地元の人に愛される尾道ラーメンをこれからも続けようと、誓いました」

 

『アサヒ農園』は南伊勢町内瀬地区で、温州みかんを始めデコポンやカラマンダリン、せとか等年間を通して様々な柑橘類を栽培しています。
今年はみかんを奉納しました。

「うちのスタッフのみなさんが一生懸命作ってくれたみかんなので、気が引き締まる思いでした。
今年もまた美味しいみかんができてありがたいと、奉納させていただきました」

と、アサヒ農園の田所一成さん。

 

民宿『とよや勘兵衛』はソマカツオの塩切りと、そのオリーブオイル漬け『かっちょび』を奉納。

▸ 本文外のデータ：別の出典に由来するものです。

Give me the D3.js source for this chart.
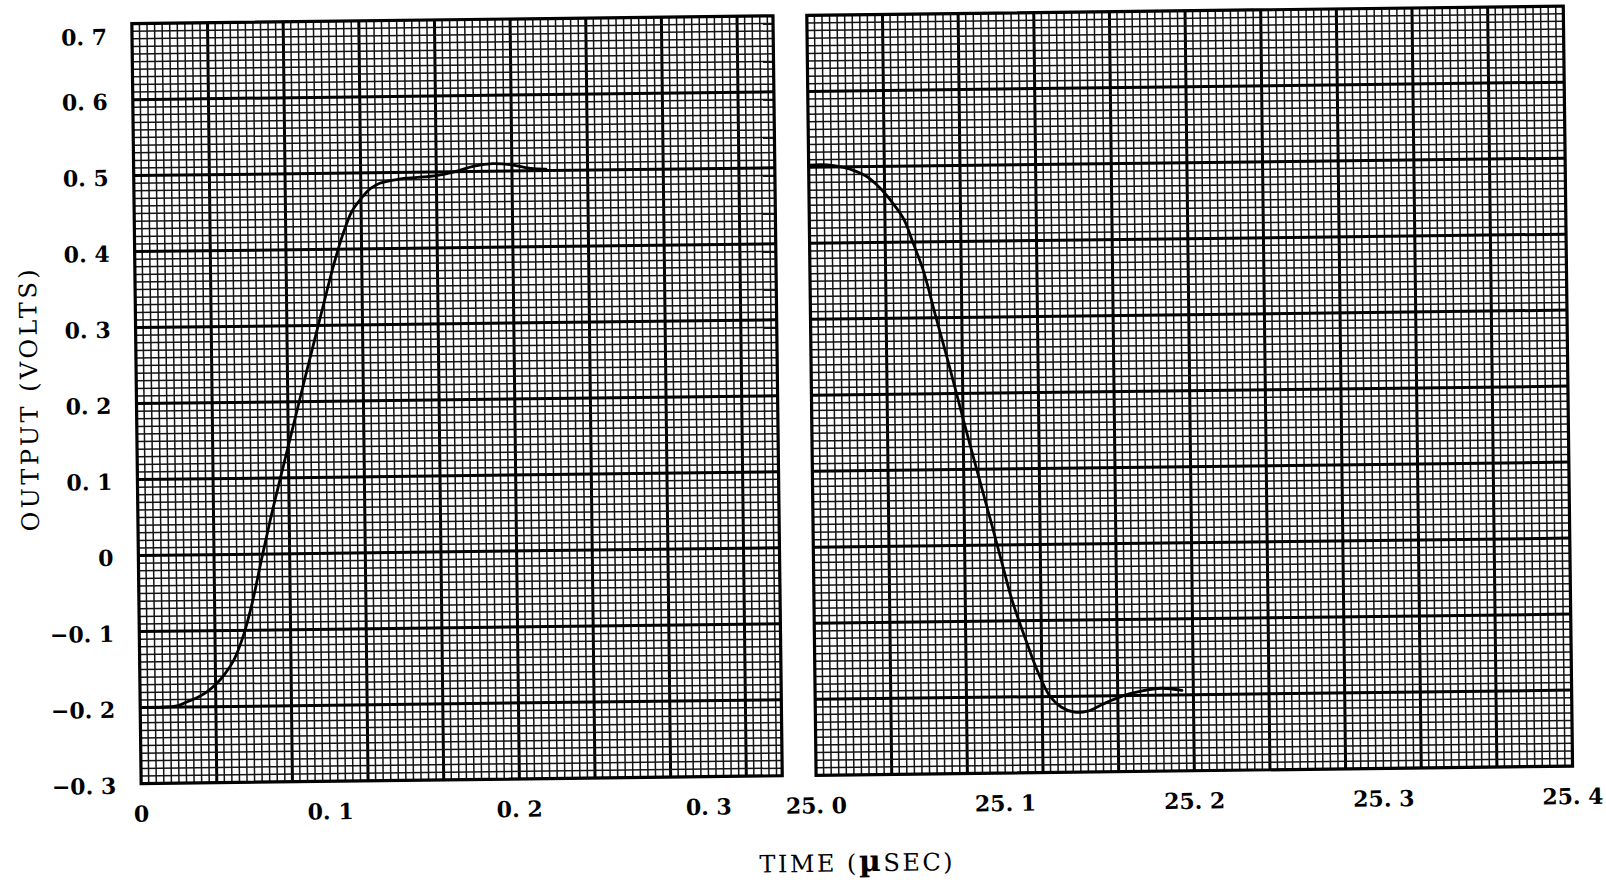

「本職が民宿なんですが、コロナで経営が難しい時にこの商品に助けてもらったので、これからもっと認知を上げてがんばっていきたいと思っています」

と、羽根豊樹さん。

『とよや勘兵衛』は、五ケ所湾を一望し、地元の魚介類を中心とした料理が楽しめる宿
五ケ所湾を一望し、地元の魚介類を中心とした料理が楽しめる宿。
地元で獲れた新鮮なソマカツオを冷蔵保存し、数ヶ月発酵させた『ソマカツオの塩切り』と、そのオリーブ漬け『かっちょび』を生産・販売しています。

 

四国・徳島からは、わかめ等の加工食品の製造販売している『(株)阿波市場』。
養殖~収穫~加工を一貫して行い、わかめのメカブの部位を加工した化粧品の製造販売にも進出。
創業時からわかめの持つ有効成分の研究に取り組み、メカブの成分に海洋深層水等を配合したスキンケア化粧品を開発しました。

「昨年から奉納させていただいています。
いろいろな異業種の方と交流する機会も増え、それがビジネス、商売にもつながっています。
非常に感謝をしています」

と、阿波市場の上野伸介さん。

「最初に話を伺ったとき、漁師さんたちのわかめを全部買い取っていると聞きました。
そしてさらに陸上養殖も研究されているんです。
これからは間違いなく計画生産になっていくので、それをすでにしているというのは、経営者の先見性というのかな?
非常に先に見る目が非常に優れていると感じました。
阿波市場では海洋深層水を使っているんです。
三重県は海洋深層水はありますが、残念ながらうまく使えていないのが現状です。
真似をさせてもらえたら、三重県も、もしかしたら思いっきり伸びていけるような感じがします」

と、渡邊先生。

「弊社が持っているノウハウを発信していきたいですね。
新しい水産業と言うか『持続可能な水産業』に今後取り組んでいきたいと思っています」

と、上野さん。

 

さて、神宮奉納の間、人一倍動き、取りまとめをしている女性がいました。
実はこちら、渡邉先生の奥様、はつほさん。
奉納を始めた当初からサポートにあたっています。

「とにかく年が改まってまたお会い出来るという時に、お元気なお顔を拝見したいと思っています。
毎回そういうつもりでいますので、お開きになるともう肩の荷が下りてホッとします。
体力のある限り、みなさんのお世話をさせていただきたく存じております」

と、はつほさん。

 

「宇治橋を渡る前と宇治橋を渡った後の、みなさんの目つきが違うと、僕はいつも思っています。
1+1が3とか4とかというのはシナジー効果って言うんですけども、それはあまり面白くない。
1+1が、もう見たこともないような途轍もないものを作ってみたいです。
今後、三重大学も使いながら、幅広い技術進歩を追いかけながら、地域おこしができたら良いなと思っています」

と、渡邊先生。

『農工商連携を目指す チーム渡邊』。